**TASK:** Beneath this line sits some data. Return only its lines from the one holding "Convert this chart to Apache ECharts code." through the one holding "const ticksA = [0, 1, 2, 3, 4];", inclusive, exactly, with the images removed.

### STORED DATA

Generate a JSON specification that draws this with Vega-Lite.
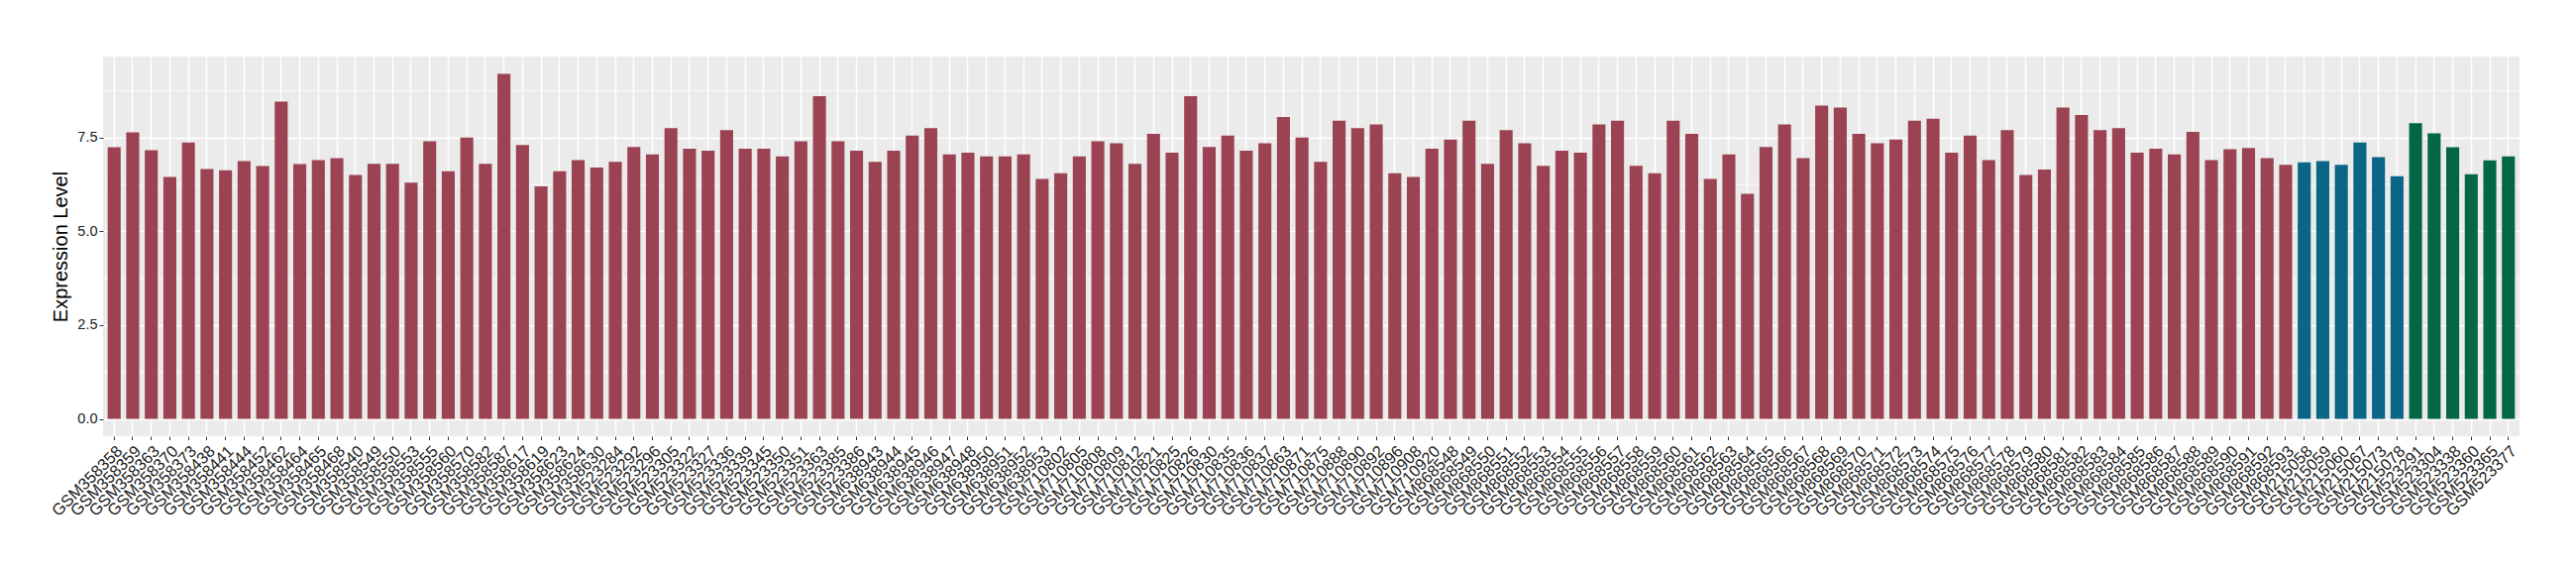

######
### STORED DATA

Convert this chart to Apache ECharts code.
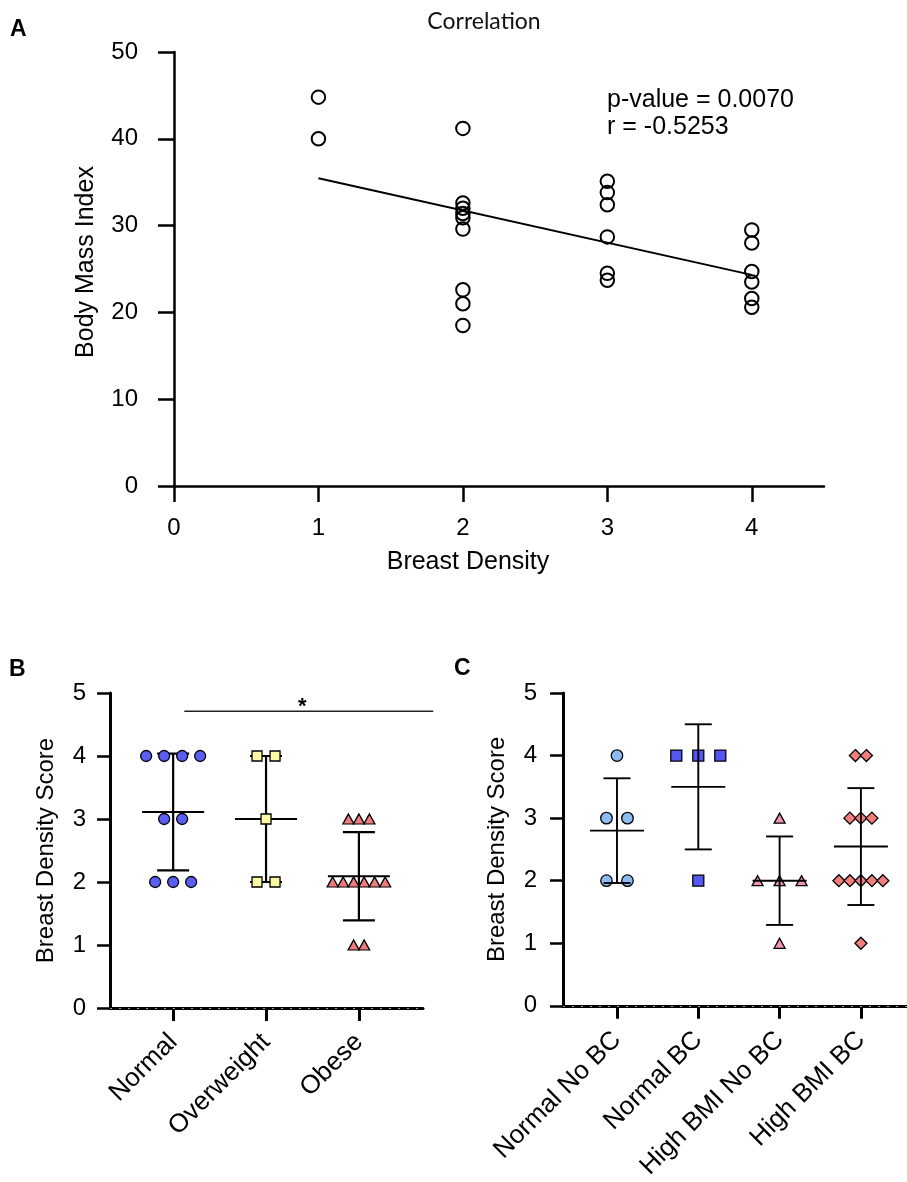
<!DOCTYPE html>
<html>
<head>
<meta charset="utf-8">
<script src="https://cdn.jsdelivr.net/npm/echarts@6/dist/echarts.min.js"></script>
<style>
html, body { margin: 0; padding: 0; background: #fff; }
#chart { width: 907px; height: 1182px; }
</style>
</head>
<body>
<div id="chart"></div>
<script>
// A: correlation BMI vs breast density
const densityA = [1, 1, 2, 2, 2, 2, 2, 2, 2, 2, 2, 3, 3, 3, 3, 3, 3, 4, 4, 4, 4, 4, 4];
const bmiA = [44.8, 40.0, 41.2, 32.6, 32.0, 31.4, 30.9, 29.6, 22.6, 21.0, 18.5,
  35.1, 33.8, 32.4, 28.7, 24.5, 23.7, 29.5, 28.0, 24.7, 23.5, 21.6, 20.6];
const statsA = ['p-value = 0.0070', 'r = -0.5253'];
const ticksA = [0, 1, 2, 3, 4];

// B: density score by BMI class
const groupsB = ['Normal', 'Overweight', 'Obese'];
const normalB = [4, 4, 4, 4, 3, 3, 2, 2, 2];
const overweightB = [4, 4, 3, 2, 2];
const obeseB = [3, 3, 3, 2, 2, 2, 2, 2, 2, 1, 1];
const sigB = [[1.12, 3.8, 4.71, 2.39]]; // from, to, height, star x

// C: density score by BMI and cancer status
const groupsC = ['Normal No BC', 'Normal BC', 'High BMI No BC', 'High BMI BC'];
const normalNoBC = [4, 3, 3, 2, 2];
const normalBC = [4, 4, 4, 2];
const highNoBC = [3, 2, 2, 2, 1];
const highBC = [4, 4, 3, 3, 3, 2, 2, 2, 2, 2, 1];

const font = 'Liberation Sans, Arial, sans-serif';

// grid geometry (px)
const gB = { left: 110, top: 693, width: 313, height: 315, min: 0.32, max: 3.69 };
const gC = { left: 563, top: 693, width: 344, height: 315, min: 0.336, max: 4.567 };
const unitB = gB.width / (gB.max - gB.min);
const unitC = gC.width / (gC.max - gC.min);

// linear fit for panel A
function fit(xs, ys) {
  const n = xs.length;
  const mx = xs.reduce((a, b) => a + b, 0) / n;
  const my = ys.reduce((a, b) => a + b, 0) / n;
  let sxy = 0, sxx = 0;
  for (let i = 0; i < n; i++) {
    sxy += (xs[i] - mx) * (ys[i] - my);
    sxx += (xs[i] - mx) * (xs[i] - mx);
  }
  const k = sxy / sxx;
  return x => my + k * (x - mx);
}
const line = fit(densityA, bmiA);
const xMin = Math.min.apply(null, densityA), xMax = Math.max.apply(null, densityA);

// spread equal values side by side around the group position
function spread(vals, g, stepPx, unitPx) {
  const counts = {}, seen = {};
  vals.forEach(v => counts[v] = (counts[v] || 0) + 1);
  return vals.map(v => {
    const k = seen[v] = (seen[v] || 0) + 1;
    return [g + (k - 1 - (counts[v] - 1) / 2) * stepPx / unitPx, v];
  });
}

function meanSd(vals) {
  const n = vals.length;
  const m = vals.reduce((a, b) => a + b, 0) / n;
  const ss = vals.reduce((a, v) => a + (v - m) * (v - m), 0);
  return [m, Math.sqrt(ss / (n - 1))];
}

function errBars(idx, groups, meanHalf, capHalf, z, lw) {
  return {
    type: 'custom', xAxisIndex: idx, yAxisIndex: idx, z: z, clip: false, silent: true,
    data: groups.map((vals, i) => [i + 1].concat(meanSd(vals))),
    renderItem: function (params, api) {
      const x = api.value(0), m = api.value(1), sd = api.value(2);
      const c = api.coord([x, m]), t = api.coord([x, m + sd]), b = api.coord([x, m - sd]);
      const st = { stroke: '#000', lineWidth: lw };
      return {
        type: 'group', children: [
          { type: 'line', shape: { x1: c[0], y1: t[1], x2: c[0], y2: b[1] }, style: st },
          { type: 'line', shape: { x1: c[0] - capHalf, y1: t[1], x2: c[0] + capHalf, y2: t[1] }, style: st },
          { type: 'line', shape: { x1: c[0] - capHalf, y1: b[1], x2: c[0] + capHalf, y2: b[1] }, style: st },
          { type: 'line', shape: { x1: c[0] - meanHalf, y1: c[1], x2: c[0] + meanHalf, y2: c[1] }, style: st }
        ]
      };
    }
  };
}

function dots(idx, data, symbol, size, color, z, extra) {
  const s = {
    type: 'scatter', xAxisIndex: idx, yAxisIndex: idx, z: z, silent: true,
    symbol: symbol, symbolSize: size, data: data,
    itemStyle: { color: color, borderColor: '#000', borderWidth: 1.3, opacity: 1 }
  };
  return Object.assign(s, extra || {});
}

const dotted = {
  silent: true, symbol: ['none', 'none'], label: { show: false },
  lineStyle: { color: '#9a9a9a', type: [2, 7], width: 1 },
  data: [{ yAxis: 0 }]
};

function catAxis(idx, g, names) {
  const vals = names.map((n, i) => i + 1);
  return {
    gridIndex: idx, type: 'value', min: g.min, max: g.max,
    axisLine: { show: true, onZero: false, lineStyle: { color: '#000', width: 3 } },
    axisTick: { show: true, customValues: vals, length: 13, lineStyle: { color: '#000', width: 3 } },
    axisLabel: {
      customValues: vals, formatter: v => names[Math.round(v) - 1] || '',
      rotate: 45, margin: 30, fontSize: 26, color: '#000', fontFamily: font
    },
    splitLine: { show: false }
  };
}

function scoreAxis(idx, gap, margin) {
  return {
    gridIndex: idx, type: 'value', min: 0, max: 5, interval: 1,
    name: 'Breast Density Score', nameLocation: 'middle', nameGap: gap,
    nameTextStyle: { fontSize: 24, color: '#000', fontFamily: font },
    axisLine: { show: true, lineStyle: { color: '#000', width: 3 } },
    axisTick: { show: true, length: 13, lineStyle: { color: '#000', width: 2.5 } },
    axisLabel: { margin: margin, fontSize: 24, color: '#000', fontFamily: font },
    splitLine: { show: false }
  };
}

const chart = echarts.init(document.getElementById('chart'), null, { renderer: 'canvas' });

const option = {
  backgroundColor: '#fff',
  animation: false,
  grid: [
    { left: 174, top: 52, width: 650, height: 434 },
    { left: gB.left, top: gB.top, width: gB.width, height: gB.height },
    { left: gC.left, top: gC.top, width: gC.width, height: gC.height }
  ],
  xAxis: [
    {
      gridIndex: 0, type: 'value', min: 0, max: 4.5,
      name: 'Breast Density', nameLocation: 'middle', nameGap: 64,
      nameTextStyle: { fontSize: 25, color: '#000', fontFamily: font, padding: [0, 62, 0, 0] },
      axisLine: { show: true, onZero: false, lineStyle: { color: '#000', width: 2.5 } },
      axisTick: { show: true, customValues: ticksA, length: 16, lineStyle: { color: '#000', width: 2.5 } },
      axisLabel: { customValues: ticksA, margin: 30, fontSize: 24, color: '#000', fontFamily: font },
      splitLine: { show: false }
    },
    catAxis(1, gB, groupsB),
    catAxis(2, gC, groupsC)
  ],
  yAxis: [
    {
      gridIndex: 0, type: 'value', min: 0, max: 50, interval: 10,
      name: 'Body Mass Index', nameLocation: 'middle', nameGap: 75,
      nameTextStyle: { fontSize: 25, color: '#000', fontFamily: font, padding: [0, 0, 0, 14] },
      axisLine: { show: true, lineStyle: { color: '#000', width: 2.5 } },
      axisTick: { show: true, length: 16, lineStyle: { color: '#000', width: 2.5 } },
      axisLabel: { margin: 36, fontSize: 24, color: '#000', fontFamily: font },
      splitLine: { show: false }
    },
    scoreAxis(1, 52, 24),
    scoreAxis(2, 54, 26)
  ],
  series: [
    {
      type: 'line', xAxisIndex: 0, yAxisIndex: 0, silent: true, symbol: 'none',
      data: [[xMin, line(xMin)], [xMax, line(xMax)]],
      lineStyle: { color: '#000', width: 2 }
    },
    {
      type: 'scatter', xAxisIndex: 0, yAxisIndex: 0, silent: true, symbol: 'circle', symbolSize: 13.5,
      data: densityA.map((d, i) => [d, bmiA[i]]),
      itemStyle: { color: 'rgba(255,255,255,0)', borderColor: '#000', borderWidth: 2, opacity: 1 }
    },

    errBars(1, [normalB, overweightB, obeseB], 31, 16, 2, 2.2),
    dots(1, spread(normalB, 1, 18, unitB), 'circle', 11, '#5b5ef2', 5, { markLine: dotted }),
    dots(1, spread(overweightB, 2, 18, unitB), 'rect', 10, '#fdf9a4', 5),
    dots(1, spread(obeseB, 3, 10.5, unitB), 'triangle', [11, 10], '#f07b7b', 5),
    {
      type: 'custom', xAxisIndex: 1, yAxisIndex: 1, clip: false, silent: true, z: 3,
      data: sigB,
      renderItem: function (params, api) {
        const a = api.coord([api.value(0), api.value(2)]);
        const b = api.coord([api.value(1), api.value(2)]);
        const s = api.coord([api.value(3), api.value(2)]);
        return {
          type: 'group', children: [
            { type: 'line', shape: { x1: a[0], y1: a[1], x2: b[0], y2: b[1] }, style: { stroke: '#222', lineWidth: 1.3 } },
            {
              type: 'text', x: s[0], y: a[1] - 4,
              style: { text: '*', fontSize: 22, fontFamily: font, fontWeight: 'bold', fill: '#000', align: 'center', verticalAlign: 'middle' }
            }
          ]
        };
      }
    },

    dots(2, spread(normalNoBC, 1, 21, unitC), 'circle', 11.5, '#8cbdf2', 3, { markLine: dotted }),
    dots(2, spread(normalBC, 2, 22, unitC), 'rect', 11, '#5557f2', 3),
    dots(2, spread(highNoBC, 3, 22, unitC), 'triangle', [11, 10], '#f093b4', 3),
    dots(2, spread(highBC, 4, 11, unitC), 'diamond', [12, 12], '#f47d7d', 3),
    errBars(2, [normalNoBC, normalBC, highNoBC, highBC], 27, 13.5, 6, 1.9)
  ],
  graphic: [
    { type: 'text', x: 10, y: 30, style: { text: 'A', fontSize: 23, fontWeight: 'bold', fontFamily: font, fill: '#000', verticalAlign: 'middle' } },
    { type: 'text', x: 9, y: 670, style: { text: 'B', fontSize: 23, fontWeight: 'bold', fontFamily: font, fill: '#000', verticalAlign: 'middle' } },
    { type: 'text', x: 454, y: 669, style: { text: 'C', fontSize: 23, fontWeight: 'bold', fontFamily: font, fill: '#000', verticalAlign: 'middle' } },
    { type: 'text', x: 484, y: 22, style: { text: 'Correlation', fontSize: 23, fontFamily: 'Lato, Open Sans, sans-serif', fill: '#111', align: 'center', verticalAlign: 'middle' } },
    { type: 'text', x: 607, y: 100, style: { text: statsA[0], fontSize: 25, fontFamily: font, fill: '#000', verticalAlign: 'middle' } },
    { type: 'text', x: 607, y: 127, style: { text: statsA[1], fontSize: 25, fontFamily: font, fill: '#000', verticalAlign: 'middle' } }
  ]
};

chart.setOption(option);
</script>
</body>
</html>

######

**RESULT OF THE EXERCISE:**
Convert this chart to Apache ECharts code.
<!DOCTYPE html>
<html>
<head>
<meta charset="utf-8">
<script src="https://cdn.jsdelivr.net/npm/echarts@6/dist/echarts.min.js"></script>
<style>
html, body { margin: 0; padding: 0; background: #fff; }
#chart { width: 907px; height: 1182px; }
</style>
</head>
<body>
<div id="chart"></div>
<script>
// A: correlation BMI vs breast density
const densityA = [1, 1, 2, 2, 2, 2, 2, 2, 2, 2, 2, 3, 3, 3, 3, 3, 3, 4, 4, 4, 4, 4, 4];
const bmiA = [44.8, 40.0, 41.2, 32.6, 32.0, 31.4, 30.9, 29.6, 22.6, 21.0, 18.5,
  35.1, 33.8, 32.4, 28.7, 24.5, 23.7, 29.5, 28.0, 24.7, 23.5, 21.6, 20.6];
const statsA = ['p-value = 0.0070', 'r = -0.5253'];
const ticksA = [0, 1, 2, 3, 4];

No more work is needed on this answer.